E também é certo que, ao faltar-lhe esse enquadramento, era inevitável a expectativa ingénua de resolver um problema reivindicativo com um radical questionamento da legitimidade constituinte. Não surpreende portanto que o acordo assinado com o primeiro-ministro para que o contrato colectivo do sector entrasse em vigor a 27 de novembro tenha ficado no papel, como manobra ardilosa que era para desmobilizar os manifestantes. Ou seja: o défice dos manifestantes era o diametralmente oposto às maquinações golpistas que se lhes atribuiu.

À contenção dos manifestantes, contrapunha-se a raiva e a histeria da direita. Desde logo, chamaram a Polícia Militar, para reprimir e dispersar os manifestantes, mas esta não reprimiu nem dispersou. Chegada ao local, confraternizou com os manifestantes. As imagens de arquivo mostram os soldados da PM em alegres sardinhadas com os operários.

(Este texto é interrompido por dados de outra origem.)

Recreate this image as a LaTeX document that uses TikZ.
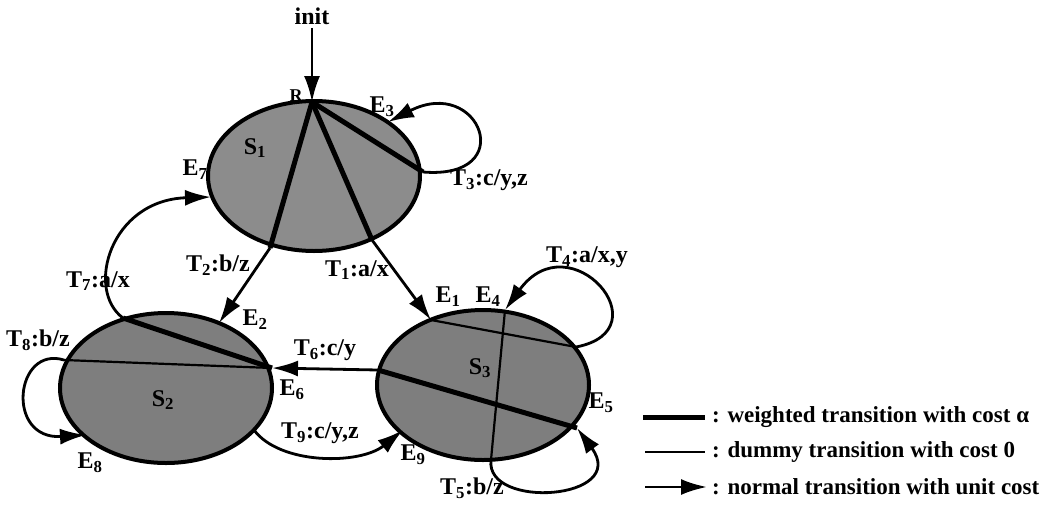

Depois houve ainda uma desastrada tentativa para evacuar o Governo com um helicóptero a aterrar nos jardins de S. Bento. E houve o discurso do primeiro-ministro, Pinheiro de Azevedo, que começou por tentar a lisonja, para mandar os operários para casa — e eles não foram. Exasperado, Pinheiro de Azevedo, mudou de tom. O verniz da lisonja, que nele era muito fininho, deu lugar à grosseria e mandou os operários “bardamerda”. Mais uma vez, não foram.

Veio então o tal “acordo” que o Governo nunca teve intenção de cumprir, mas que os operários logo cumpriram na parte que lhes tocava, deixando sair os parlamentares sitiados. Mas ainda assim a direita da Constituinte tinha ficado ressentida e rancorosa. Deputados do PS, PPD e CDS partiram para o Porto, com a intenção de aí fazerem funcionar a Constituinte até que pudesse considerar-se domada a “Comuna de Lisboa”. Ou seja, até que triunfassem num golpe ou numa guerra civil.

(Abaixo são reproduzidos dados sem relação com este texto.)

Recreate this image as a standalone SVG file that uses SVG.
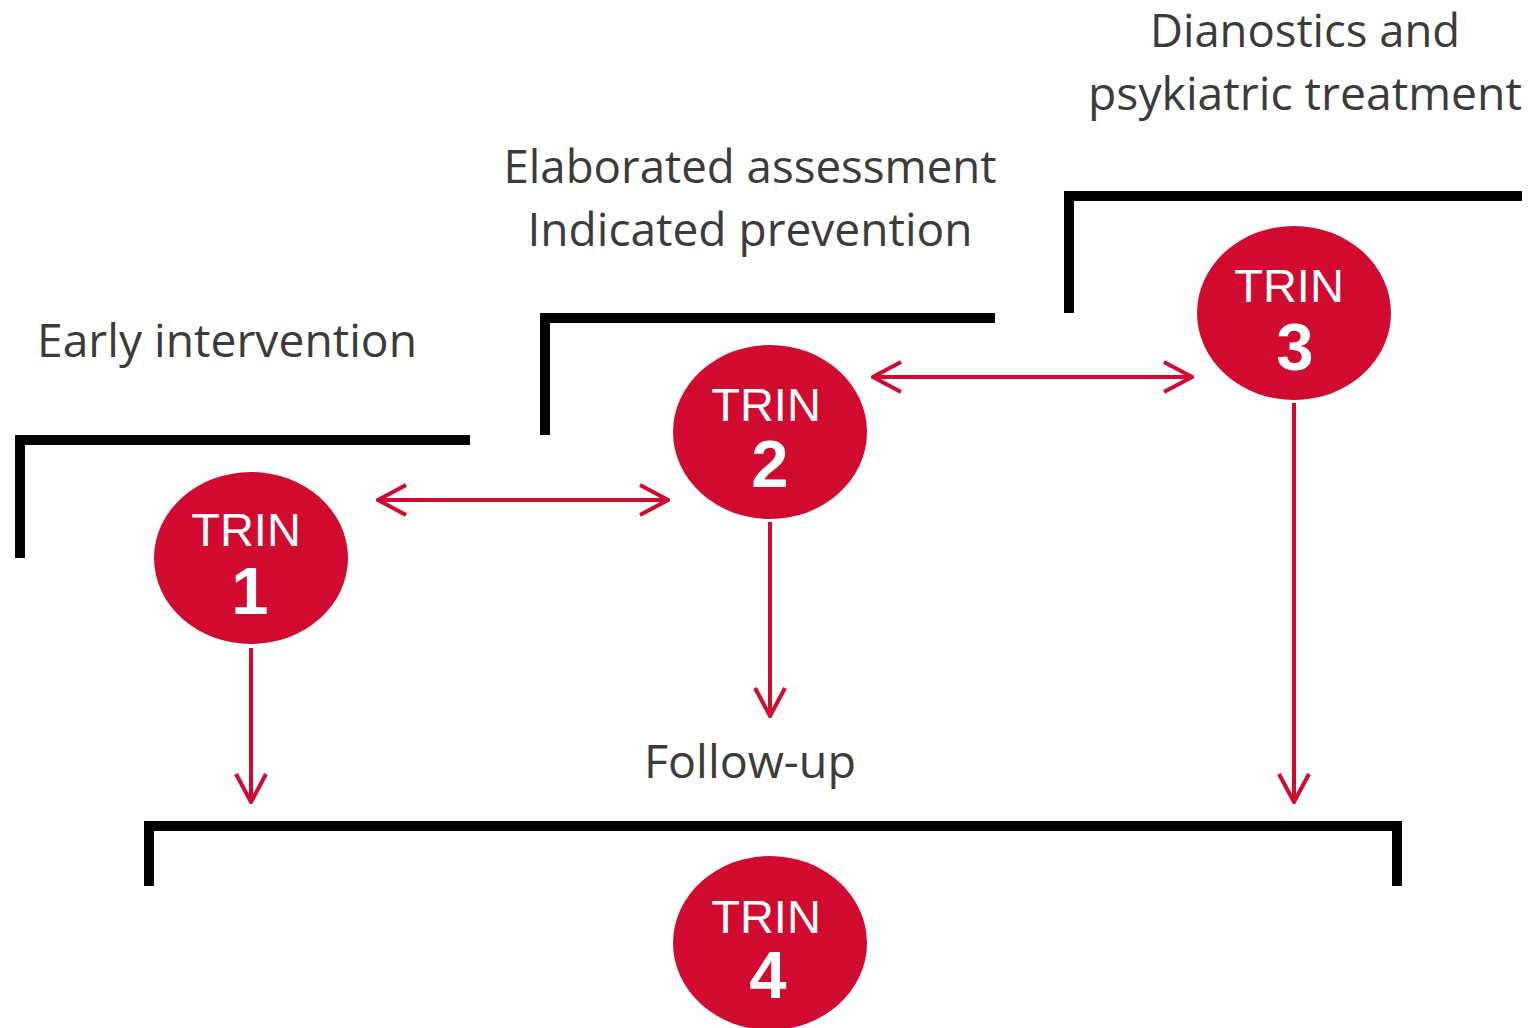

Os ecos da histeria e do rancor da direita ainda hoje nos chegam na forma de uma sistemática difamação desse proletariado que soube forçar o diálogo sem derramar uma gota de sangue e que intuitivamente lutava por uma democracia superior a esta que vem amamentando em todo o mundo os Trumps e os Venturas. Possa o exemplo do cerco à Constituinte ilustrar o contraste entre um proletariado consciente e as hordas racistas que voltam a emergir nos dias de hoje.


Comentários dos leitores

John Catalinotto 12/1/2021, 22:53

Obrigado para o artigo. Mesmo após 45 anos tem lições importantes para a luta da classe operária.

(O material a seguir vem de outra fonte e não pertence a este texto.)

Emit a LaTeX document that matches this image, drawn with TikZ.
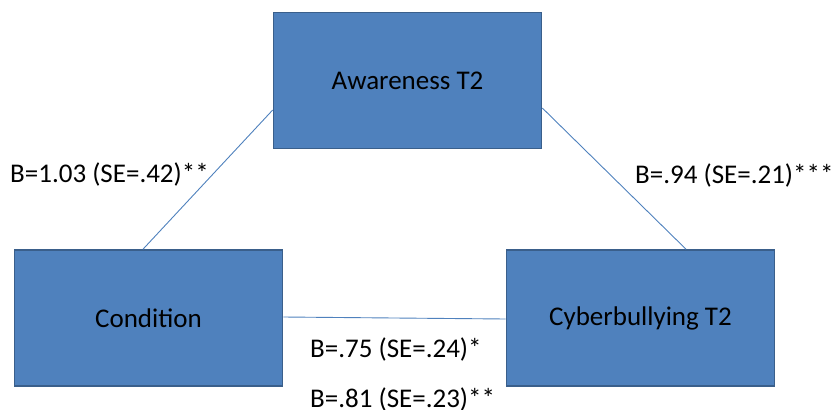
\documentclass[tikz,border=0pt]{standalone}
\usepackage{fontspec}
\setmainfont{Carlito}
\usetikzlibrary{calc}
\definecolor{boxfill}{HTML}{4F81BD}
\definecolor{boxedge}{HTML}{3A5F8B}
\definecolor{pathline}{HTML}{4F81BD}
\tikzset{
  varbox/.style={draw=boxedge, line width=1.6pt, fill=boxfill, minimum width=268pt,
    minimum height=136pt, inner sep=0pt, font=\fontsize{27}{32}\selectfont},
  pathlink/.style={draw=pathline, line width=0.9pt},
  coef/.style={anchor=base west, inner sep=0pt, font=\fontsize{27}{32}\selectfont}
}
\begin{document}
\begin{tikzpicture}[x=1pt,y=-1pt]
\useasboundingbox (0,0) rectangle (839,410);
% variables
\node[varbox] (aw) at (407.5,80.5) {Awareness T2};
\node[varbox] (cond) at (148.5,318) {Condition};
\node[varbox] (cyb) at (640.5,318) {Cyberbullying T2};
% paths between variables
\draw[pathlink] ($(aw.west)+(0,29.5)$) -- ($(cond.north)+(-5.5,0)$);
\draw[pathlink] ($(aw.east)+(0,27.5)$) -- ($(cyb.north)+(45.5,0)$);
\draw[pathlink] ($(cond.east)+(0,-1)$) -- ($(cyb.west)+(0,1)$);
% path coefficients
\node[coef] (c1) at (10,182) {B=1.03 (SE=.42)**};
\node[coef] (c2) at (635,183) {B=.94 (SE=.21)***};
\node[coef] (c3) at (310,357) {B=.75 (SE=.24)*};
\node[coef] (c4) at (310,407) {B=.81 (SE=.23)**};
\end{tikzpicture}
\end{document}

Chico da Emilinha 20/1/2021, 16:21

GRATO pelo lembrança, muito importante acertiva a abordagem.

ABRAÇO

chico da EMILINHA

Isabel Maria Viana Moço Martins Alves 24/2/2021, 5:40

Obrigada por ter escrito com clareza , sobre um acontecimento tão controverso do pós 25 de Abril.

Francisco d'Oliveira Raposo 31/3/2021, 19:35

Inevitavelmente, novos cercos a São Bento ocorrerão, mesmo contra os reformistas que têm travado a fundo as lutas quando se sente, cada vez mais a necessidade de ir mais além.
O cretinismo parlamentar tem limites... bem como a paciência do proletariado.